On May 17, 2016, Bechthold was awarded the Christopher Dedrick Award for Live Musicians in Media Soundtracks. The recipient is selected through a peer review of professional screen composers to "encourage and support the hiring and use of live musicians in the production of media music soundtracks".

At the 9th Canadian Screen Awards in 2021, she received a nomination for Best Original Score, for her work on the film Marlene, and two nominations for Best Original Music in a Non-Fiction Program or Series, for the CBC Docs POV episodes "Company Town" and "Cottagers and Indians".

At the first-annual Canadian Screen Music Awards (CASMA) held in 2022, Bechthold was awarded Best Original Score For Interactive Media alongside co-composer La-Nai Gabriel for the interactive graphic novel, "No Reason to Apologize: The Resilient Legacy of Viola Desmond". She also received a nomination in the same category for the virtual reality documentary, "The Choice".

== Advocacy ==
Janal Bechthold has been a member of the board of directors for the Screen Composers Guild of Canada (SCGC) since 2012. Currently, she holds the title of 2nd Vice President and is Chair of the Women Composers Advisory Council.

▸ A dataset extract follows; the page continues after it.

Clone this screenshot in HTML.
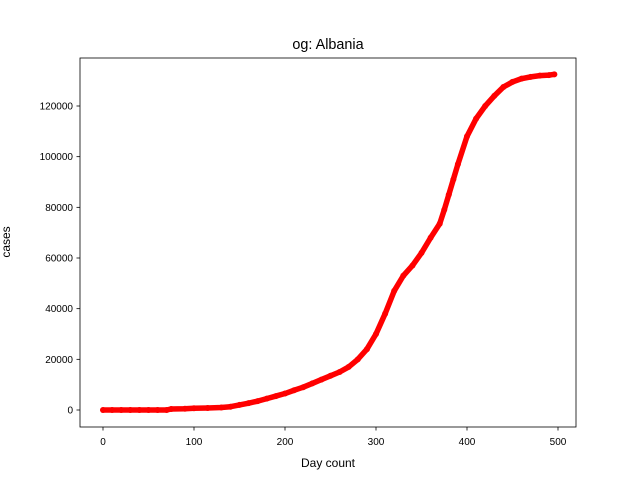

On June 26, 2018, and under the leadership of Bechthold and the Women Composers Advisory Council, the Screen Composers Guild of Canada released the report, "Gender in the Canadian Screen Composing Industry", the findings from a research study which outline the number and proportion of women composers working in the screen-based media industries and demonstrate some differences between genders when looking at career progression. The study was funded by the Ontario Media Development Corporation (Ontario Creates), the SCGC, in partnership with Society of Composers, Authors and Music Publishers of Canada (SOCAN), and conducted by Circum Inc.